In the entries below, find the line containing "Clone this chart in Altair." and the line containing "VLABEL_GAP = 0.19". Copy those two lines and everything between them exactly, without the pictures.
# # # # #
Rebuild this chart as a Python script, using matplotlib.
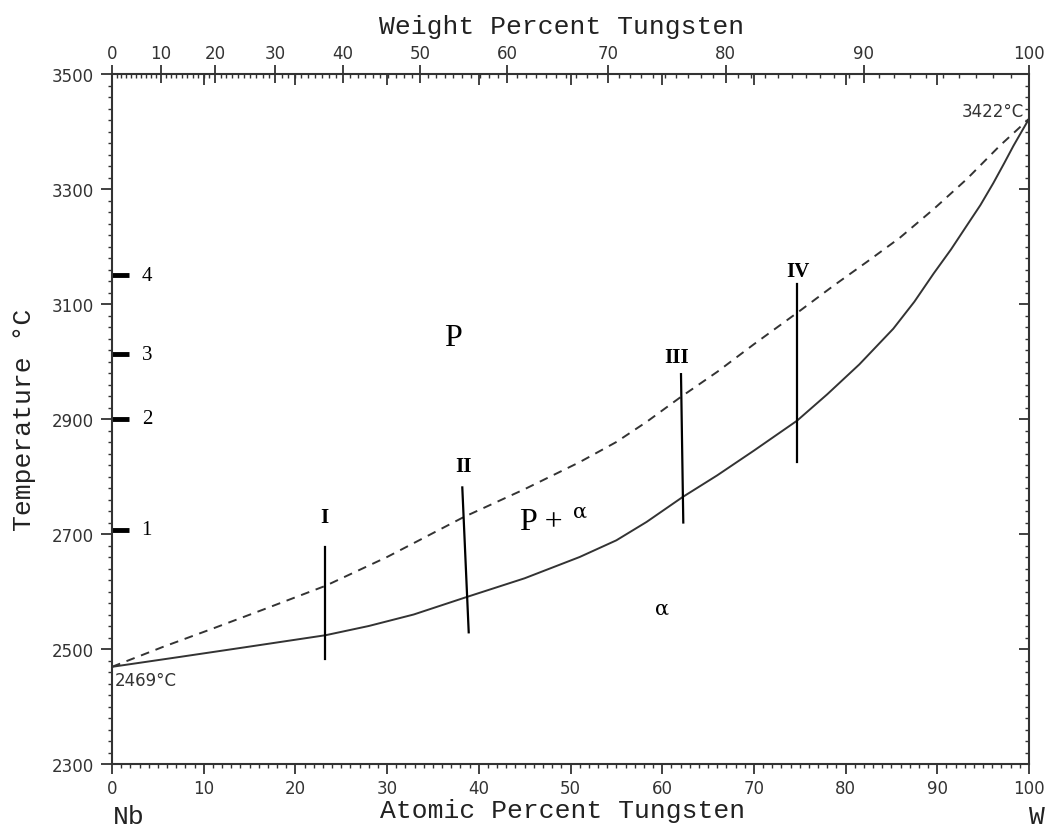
import numpy as np
import matplotlib
matplotlib.use('Agg')
import matplotlib.pyplot as plt
from matplotlib.ticker import MultipleLocator, FixedLocator, NullFormatter

# Nb-W phase diagram (atomic % W vs temperature)
liquidus_at = [0, 5.45, 10.9, 16.4, 23.3, 30, 38.3, 45, 51.0, 55, 58.3, 62.0, 66, 70, 75.0,
               78.7, 82.3, 85.9, 89.6, 93.2, 96.8, 100]
liquidus_T = [2469, 2503, 2535, 2568, 2610, 2660, 2729, 2778, 2825, 2860, 2895, 2938, 2982, 3030, 3088,
              3132, 3173, 3215, 3265, 3317, 3375, 3422]

solidus_at = [0, 7.3, 14.5, 23.3, 28, 32.9, 38.6, 45, 51.0, 55, 58.3, 62.2, 66, 70, 74.7,
              78, 81.5, 85.2, 87.5, 89.6, 91.5, 93.2, 94.7, 96.1, 97.3, 98.3, 99.2, 100]
solidus_T = [2469, 2486, 2503, 2524, 2540, 2560, 2590, 2623, 2660, 2689, 2721, 2764, 2802, 2845, 2897,
             2943, 2995, 3057, 3104, 3153, 3195, 3236, 3272, 3310, 3345, 3375, 3400, 3422]

# alloy compositions I-IV (vertical lines)
alloy_names = ['I', 'II', 'III', 'IV']
alloy_x_top = [23.2, 38.2, 62.05, 74.7]
alloy_x_bot = [23.2, 38.9, 62.3, 74.7]
alloy_T_top = [2677, 2781, 2978, 3135]
alloy_T_bot = [2483, 2529, 2720, 2825]
alloy_label_T = [2730, 2819, 3007, 3158]
alloy_label_x = [23.2, 38.3, 61.6, 74.8]

# temperature marks 1-4
mark_names = ['1', '2', '3', '4']
mark_T = [2707, 2900, 3013, 3150]

temp_ticks = [2300, 2500, 2700, 2900, 3100, 3300, 3500]

M_NB = 92.906
M_W = 183.84
wt_ticks = np.arange(0, 101, 10)
wt_minor = np.arange(0, 101, 1)


def wt_to_at(w):
    w = np.asarray(w, dtype=float)
    nw = w / M_W
    nnb = (100 - w) / M_NB
    return 100 * nw / (nw + nnb)


W, H = 1053, 828
fig = plt.figure(figsize=(W / 100, H / 100), dpi=100)
ax = fig.add_axes([112 / W, 1 - 765 / H, (1029 - 112) / W, (765 - 75) / H])

line_col = '#333333'
tick_font = dict(family='DejaVu Sans', size=12, color='#333333')

ax.plot(solidus_at, solidus_T, color=line_col, lw=1.4)
ax.plot(liquidus_at, liquidus_T, color=line_col, lw=1.4, linestyle=(0, (4.5, 3.5)))

for xt, xb, tt, tb in zip(alloy_x_top, alloy_x_bot, alloy_T_top, alloy_T_bot):
    ax.plot([xt, xb], [tt, tb], color='black', lw=1.6)
for name, x, t in zip(alloy_names, alloy_label_x, alloy_label_T):
    ax.text(x, t, name, ha='center', va='center', family='Liberation Serif',
            fontweight='bold', fontsize=15)

for name, t in zip(mark_names, mark_T):
    ax.plot([0, 1.9], [t, t], color='black', lw=3.5, solid_capstyle='butt', clip_on=False)
    ax.text(3.8, t, name, ha='center', va='center', family='Liberation Serif', fontsize=15)

ax.text(37.2, 3042, 'P', ha='center', va='center', family='Liberation Serif', fontsize=23)
ax.text(44.5, 2708, 'P + ', ha='left', va='baseline', family='Liberation Serif', fontsize=23)
ax.text(51.0, 2740, '\u03b1', ha='center', va='center', family='DejaVu Serif', fontsize=15)
ax.text(60.0, 2571, '\u03b1', ha='center', va='center', family='DejaVu Serif', fontsize=15)

ax.text(0.3, 2446, '2469\u00b0C', ha='left', va='center', **tick_font)
ax.text(99.4, 3436, '3422\u00b0C', ha='right', va='center', **tick_font)

ax.set_xlim(0, 100)
ax.set_ylim(2300, 3500)
ax.xaxis.set_major_locator(MultipleLocator(10))
ax.xaxis.set_minor_locator(MultipleLocator(1))
ax.yaxis.set_major_locator(FixedLocator(temp_ticks))
ax.yaxis.set_minor_locator(MultipleLocator(20))
ax.tick_params(which='major', direction='out', length=7, width=1.3, color=line_col, pad=4)
ax.tick_params(which='minor', direction='out', length=3, width=1.0, color=line_col)
ax.tick_params(axis='y', which='major', length=8, pad=5)
for lab in ax.get_xticklabels() + ax.get_yticklabels():
    lab.set_fontfamily('DejaVu Sans')
    lab.set_fontsize(12)
    lab.set_color('#333333')
for s in ax.spines.values():
    s.set_linewidth(1.5)
    s.set_color(line_col)

# right side: inward ticks
axr = ax.twinx()
axr.set_ylim(2300, 3500)
axr.yaxis.set_major_locator(FixedLocator(temp_ticks))
axr.yaxis.set_minor_locator(MultipleLocator(20))
axr.tick_params(which='major', direction='in', length=7, width=1.3, color=line_col, labelright=False)
axr.tick_params(which='minor', direction='in', length=3, width=1.0, color=line_col)

# top: weight percent axis
axw = ax.twiny()
axw.set_xlim(0, 100)
axw.xaxis.set_major_locator(FixedLocator(wt_to_at(wt_ticks)))
axw.xaxis.set_major_formatter(plt.FixedFormatter([str(v) for v in wt_ticks]))
axw.xaxis.set_minor_locator(FixedLocator(wt_to_at(wt_minor)))
axw.tick_params(which='major', direction='inout', length=13, width=1.3, color=line_col, pad=2)
axw.tick_params(which='minor', direction='in', length=3, width=1.0, color=line_col)
for lab in axw.get_xticklabels():
    lab.set_fontfamily('DejaVu Sans')
    lab.set_fontsize(12)
    lab.set_color('#333333')

# top: atomic percent inward ticks
axa = ax.twiny()
axa.set_xlim(0, 100)
axa.xaxis.set_major_locator(MultipleLocator(10))
axa.xaxis.set_major_formatter(NullFormatter())
axa.tick_params(which='major', direction='in', length=8, width=1.3, color=line_col)
for a in (axr, axw, axa):
    for s in a.spines.values():
        s.set_visible(False)

label_font = dict(family='Liberation Mono', fontsize=19, color='#222222')
fig.text(562 / W, 1 - 27 / H, 'Weight Percent Tungsten', ha='center', va='center', **label_font)
fig.text(563 / W, 1 - 811 / H, 'Atomic Percent Tungsten', ha='center', va='center', **label_font)
fig.text(24 / W, 1 - 420 / H, 'Temperature \u00b0C', ha='center', va='center', rotation=90, **label_font)
fig.text(113 / W, 1 - 817 / H, 'Nb', ha='left', va='center', **label_font)
fig.text(1037 / W, 1 - 817 / H, 'W', ha='center', va='center', **label_font)

fig.savefig('out.png', dpi=100)
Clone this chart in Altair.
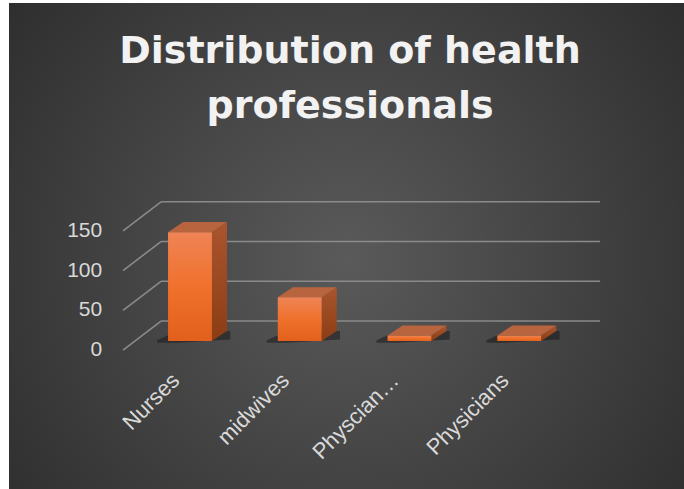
import altair as alt
import pandas as pd

# ---------------- data ----------------
categories = ["Nurses", "midwives", "Physcian…", "Physicians"]
values = [137, 55, 7, 7]
ticks = [0, 50, 100, 150]
title_lines = ["Distribution of health", "professionals"]

# ---------------- layout constants (data units) ----------------
X_DOMAIN = [-1.467, 4.765]      # category slots
Y_DOMAIN = [-211.3, 403.8]      # value units
FRONT_DX, FRONT_DY = -0.346, -36.5   # front plane offset vs back wall
BAR_X0, BAR_W = 0.064, 0.40
DEPTH_X, DEPTH_Y = 0.137, 12.6
BASE = -25.2
LABEL_SHIFT, LABEL_Y = -0.13, -70.4
VLABEL_GAP = 0.19

xs = alt.Scale(domain=X_DOMAIN, nice=False, zero=False)
ys = alt.Scale(domain=Y_DOMAIN, nice=False, zero=False)

def X(f):
    return alt.X(f, type="quantitative", scale=xs, axis=None)

def Y(f):
    return alt.Y(f, type="quantitative", scale=ys, axis=None, stack=None)

# bars
front_rows, side_rows, top_rows, shadow_rows, cat_rows = [], [], [], [], []
for i, (c, v) in enumerate(zip(categories, values)):
    x0 = i + BAR_X0
    x1 = x0 + BAR_W
    top = BASE + v
    front_rows.append(dict(cat=c, x=x0, x2=x1, y=BASE, y2=top))
    side_rows += [dict(cat=c, x=x1, y=BASE, y2=top),
                  dict(cat=c, x=x1 + DEPTH_X, y=BASE + DEPTH_Y, y2=top + DEPTH_Y)]
    top_rows += [dict(cat=c, x=x0, y=top, y2=top),
                 dict(cat=c, x=x0 + DEPTH_X, y=top, y2=top + DEPTH_Y),
                 dict(cat=c, x=x1, y=top, y2=top + DEPTH_Y),
                 dict(cat=c, x=x1 + DEPTH_X, y=top + DEPTH_Y, y2=top + DEPTH_Y)]
    shadow_rows += [dict(cat=c, x=x0 - 0.10, y=BASE - 2, y2=BASE + 1),
                    dict(cat=c, x=x0 + DEPTH_X - 0.05, y=BASE - 2, y2=BASE + DEPTH_Y),
                    dict(cat=c, x=x1 + DEPTH_X + 0.03, y=BASE + 2, y2=BASE + DEPTH_Y)]
    cat_rows.append(dict(cat=c, x=x0 + BAR_W / 2 + LABEL_SHIFT, y=LABEL_Y))

front_df = pd.DataFrame(front_rows)
side_df = pd.DataFrame(side_rows)
top_df = pd.DataFrame(top_rows)
shadow_df = pd.DataFrame(shadow_rows)
cat_df = pd.DataFrame(cat_rows)

n = len(categories)
back_grid = pd.DataFrame({"x": [0] * len(ticks), "x2": [n] * len(ticks), "y": ticks})
diag_grid = pd.DataFrame({"x": [FRONT_DX] * len(ticks), "x2": [0] * len(ticks),
                          "y": [t + FRONT_DY for t in ticks], "y2": ticks})
vlab = pd.DataFrame({"x": [FRONT_DX - VLABEL_GAP] * len(ticks),
                     "y": [t + FRONT_DY for t in ticks], "t": [str(t) for t in ticks]})

one = pd.DataFrame({"a": [0]})

bg = alt.Chart(one).mark_rect(
    fill=alt.RadialGradient(
        gradient="radial", x1=0.5, y1=0.52, r1=0, x2=0.5, y2=0.52, r2=0.75,
        stops=[alt.GradientStop(color="#5a5a5a", offset=0),
               alt.GradientStop(color="#262626", offset=1)])
).encode(x=alt.value(9), x2=alt.value(684), y=alt.value(3), y2=alt.value(489))

grid_col = "#8a8a8a"
g1 = alt.Chart(back_grid).mark_rule(color=grid_col, strokeWidth=1.6).encode(
    x=X("x"), x2="x2", y=Y("y"))
g2 = alt.Chart(diag_grid).mark_rule(color=grid_col, strokeWidth=1.6).encode(
    x=X("x"), x2="x2", y=Y("y"), y2="y2")

shadow = alt.Chart(shadow_df).mark_area(color="#151515", opacity=0.5).encode(
    x=X("x"), y=Y("y"), y2="y2", detail="cat:N")

side = alt.Chart(side_df).mark_area(
    color=alt.LinearGradient(gradient="linear", x1=0, y1=0, x2=0, y2=1,
                             stops=[alt.GradientStop(color="#a9552e", offset=0),
                                    alt.GradientStop(color="#8c3d14", offset=1)])
).encode(x=X("x"), y=Y("y"), y2="y2", detail="cat:N")

topf = alt.Chart(top_df).mark_area(color="#b8643f").encode(
    x=X("x"), y=Y("y"), y2="y2", detail="cat:N")

front = alt.Chart(front_df).mark_rect(
    color=alt.LinearGradient(gradient="linear", x1=0, y1=0, x2=0, y2=1,
                             stops=[alt.GradientStop(color="#ef8456", offset=0),
                                    alt.GradientStop(color="#f0712c", offset=0.5),
                                    alt.GradientStop(color="#e0601c", offset=1)])
).encode(x=X("x"), x2="x2", y=Y("y"), y2="y2")

vlabels = alt.Chart(vlab).mark_text(
    align="right", baseline="middle", font="Liberation Sans", fontSize=21, color="#d9d9d9"
).encode(x=X("x"), y=Y("y"), text="t:N")

clabels = alt.Chart(cat_df).mark_text(
    align="right", baseline="middle", angle=315, font="Liberation Sans", fontSize=22,
    color="#d9d9d9"
).encode(x=X("x"), y=Y("y"), text="cat:N")

title = alt.Chart(one).mark_text(
    text=title_lines, font="DejaVu Sans", fontWeight="bold", fontSize=38,
    lineHeight=55, align="center", baseline="alphabetic", color="#f2f2f2"
).encode(x=alt.value(350), y=alt.value(63))

chart = alt.layer(
    bg, g1, g2, shadow, side, topf, front, vlabels, clabels, title
).properties(
    width=684, height=489, padding=0,
    autosize=alt.AutoSizeParams(type="none"),
    background="white"
).configure_view(stroke=None)

chart.save("out.html", embed_options={"renderer": "svg", "actions": False})
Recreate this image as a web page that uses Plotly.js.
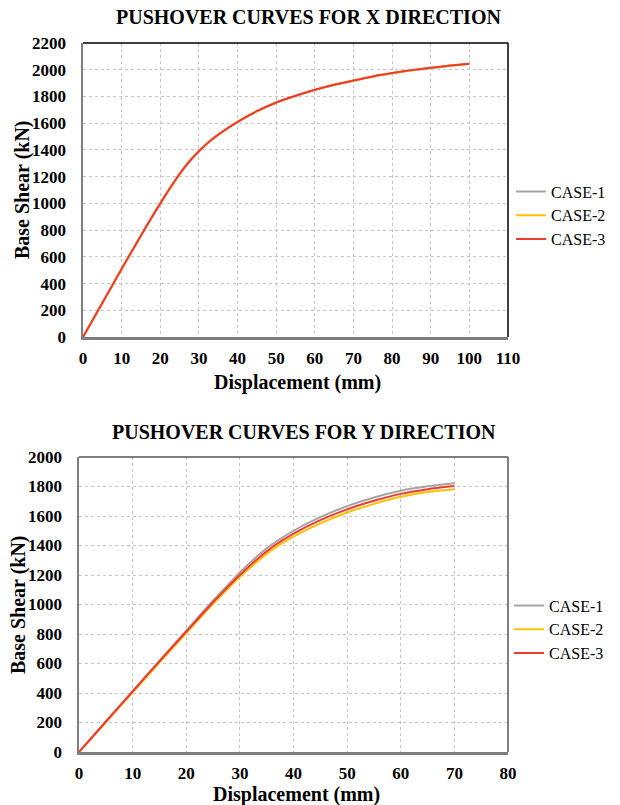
<!DOCTYPE html>
<html>
<head>
<meta charset="utf-8">
<script src="https://cdn.plot.ly/plotly-3.0.1.min.js"></script>
<style>
  html, body { margin: 0; padding: 0; background: #fff; }
  #chart { width: 620px; height: 805px; }
</style>
</head>
<body>
<div id="chart"></div>
<script>
// ---- Data: X direction ----
const xDispX = [0, 5, 10, 15, 20, 25, 28, 30, 33, 36, 40, 45, 50, 55, 60, 65, 70, 75, 80, 85, 90, 95, 100];
const xCase1 = [0, 254, 508, 758, 998, 1218, 1328, 1388, 1468, 1533, 1608, 1688, 1753, 1803, 1848, 1886, 1918, 1948, 1973, 1995, 2013, 2029, 2043];
const xCase2 = [0, 255, 509, 759, 999, 1219, 1329, 1389, 1469, 1534, 1609, 1689, 1754, 1804, 1849, 1887, 1919, 1949, 1974, 1996, 2014, 2030, 2044];
const xCase3 = [0, 255, 510, 760, 1000, 1220, 1330, 1390, 1470, 1535, 1610, 1690, 1755, 1805, 1850, 1888, 1920, 1950, 1975, 1997, 2015, 2031, 2045];

// ---- Data: Y direction ----
const yDispY = [0, 5, 10, 15, 20, 25, 28, 30, 33, 36, 40, 45, 50, 55, 60, 65, 70];
const yCase1 = [0, 207, 413, 620, 823, 1027, 1142, 1218, 1320, 1408, 1500, 1592, 1667, 1726, 1771, 1801, 1822];
const yCase2 = [0, 202, 404, 606, 806, 1004, 1115, 1186, 1283, 1370, 1460, 1550, 1624, 1682, 1730, 1762, 1781];
const yCase3 = [0, 205, 410, 615, 815, 1015, 1128, 1200, 1300, 1388, 1480, 1572, 1645, 1703, 1750, 1782, 1803];

const caseNames = ['CASE-1', 'CASE-2', 'CASE-3'];
const caseColors = ['#a5a5a5', '#ffc000', '#f03a2e'];

const serif = 'Liberation Serif, Times New Roman, serif';

function mk(x, y, i, xa, ya, leg) {
  return {
    type: 'scatter', mode: 'lines', x: x, y: y,
    name: caseNames[i], xaxis: xa, yaxis: ya, legend: leg,
    line: { color: caseColors[i], width: 2, shape: 'spline', smoothing: 0.6 }
  };
}

const traces = [
  mk(xDispX, xCase1, 0, 'x', 'y', 'legend'),
  mk(xDispX, xCase2, 1, 'x', 'y', 'legend'),
  mk(xDispX, xCase3, 2, 'x', 'y', 'legend'),
  mk(yDispY, yCase1, 0, 'x2', 'y2', 'legend2'),
  mk(yDispY, yCase2, 1, 'x2', 'y2', 'legend2'),
  mk(yDispY, yCase3, 2, 'x2', 'y2', 'legend2')
];

const W = 620, H = 805;
const px = v => v / W;
const py = v => 1 - v / H;

function axisBase(extra) {
  return Object.assign({
    showline: true, linecolor: '#7f7f7f', linewidth: 2.5,
    showgrid: true, gridcolor: '#c4c4c4', gridwidth: 1, griddash: 'dot',
    zeroline: false, ticks: '', fixedrange: true,
    tickfont: { family: serif, size: 17, color: '#000', weight: 'bold' }
  }, extra);
}

const titleFont = { family: serif, size: 20, color: '#000', weight: 'bold' };
const legendFont = { family: serif, size: 16, color: '#000' };

const layout = {
  width: W, height: H,
  margin: { l: 0, r: 0, t: 0, b: 0 },
  paper_bgcolor: '#fff', plot_bgcolor: '#fff',
  showlegend: true,
  xaxis: axisBase({ domain: [px(83), px(508)], range: [0, 110], dtick: 10, tick0: 0, anchor: 'y', ticklabelstandoff: 4 }),
  yaxis: axisBase({ domain: [py(337), py(43)], range: [0, 2200], dtick: 200, tick0: 0, anchor: 'x', ticklabelstandoff: 11 }),
  xaxis2: axisBase({ domain: [px(79), px(508)], range: [0, 80], dtick: 10, tick0: 0, anchor: 'y2', ticklabelstandoff: 4 }),
  yaxis2: axisBase({ domain: [py(752), py(457)], range: [0, 2000], dtick: 200, tick0: 0, anchor: 'x2', ticklabelstandoff: 11 }),
  legend: {
    x: px(511), xanchor: 'left', y: py(215.5), yanchor: 'middle',
    font: legendFont, bgcolor: 'rgba(0,0,0,0)', itemwidth: 30, itemclick: false, itemdoubleclick: false
  },
  legend2: {
    x: px(509), xanchor: 'left', y: py(629.5), yanchor: 'middle',
    font: legendFont, bgcolor: 'rgba(0,0,0,0)', itemwidth: 30, itemclick: false, itemdoubleclick: false
  },
  shapes: [
    { type: 'line', xref: 'x domain', yref: 'y domain', x0: 0, x1: 1, y0: 1, y1: 1, line: { color: '#000', width: 1.5 }, layer: 'above' },
    { type: 'line', xref: 'x domain', yref: 'y domain', x0: 1, x1: 1, y0: 0, y1: 1, line: { color: '#000', width: 1.5 }, layer: 'above' },
    { type: 'line', xref: 'x2 domain', yref: 'y2 domain', x0: 0, x1: 1, y0: 1, y1: 1, line: { color: '#555', width: 1.5 }, layer: 'above' },
    { type: 'line', xref: 'x2 domain', yref: 'y2 domain', x0: 1, x1: 1, y0: 0, y1: 1, line: { color: '#555', width: 1.5 }, layer: 'above' }
  ],
  annotations: [
    { text: 'PUSHOVER CURVES FOR X DIRECTION', xref: 'paper', yref: 'paper', x: px(308), y: py(17), xanchor: 'center', yanchor: 'middle', showarrow: false, font: titleFont },
    { text: 'Displacement (mm)', xref: 'paper', yref: 'paper', x: px(297), y: py(382), xanchor: 'center', yanchor: 'middle', showarrow: false, font: titleFont },
    { text: 'Base Shear (kN)', xref: 'paper', yref: 'paper', x: px(22), y: py(190), xanchor: 'center', yanchor: 'middle', showarrow: false, textangle: -90, font: titleFont },
    { text: 'PUSHOVER CURVES FOR Y DIRECTION', xref: 'paper', yref: 'paper', x: px(304), y: py(432), xanchor: 'center', yanchor: 'middle', showarrow: false, font: titleFont },
    { text: 'Displacement (mm)', xref: 'paper', yref: 'paper', x: px(296), y: py(794), xanchor: 'center', yanchor: 'middle', showarrow: false, font: titleFont },
    { text: 'Base Shear (kN)', xref: 'paper', yref: 'paper', x: px(18), y: py(605), xanchor: 'center', yanchor: 'middle', showarrow: false, textangle: -90, font: titleFont }
  ]
};

Plotly.newPlot('chart', traces, layout, { displayModeBar: false, staticPlot: true });
</script>
</body>
</html>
# # # # #
COMPLETE OUTPUT –
Clone this chart in Altair.
import altair as alt
import pandas as pd

# ---------------- data ----------------
categories = ["Nurses", "midwives", "Physcian…", "Physicians"]
values = [137, 55, 7, 7]
ticks = [0, 50, 100, 150]
title_lines = ["Distribution of health", "professionals"]

# ---------------- layout constants (data units) ----------------
X_DOMAIN = [-1.467, 4.765]      # category slots
Y_DOMAIN = [-211.3, 403.8]      # value units
FRONT_DX, FRONT_DY = -0.346, -36.5   # front plane offset vs back wall
BAR_X0, BAR_W = 0.064, 0.40
DEPTH_X, DEPTH_Y = 0.137, 12.6
BASE = -25.2
LABEL_SHIFT, LABEL_Y = -0.13, -70.4
VLABEL_GAP = 0.19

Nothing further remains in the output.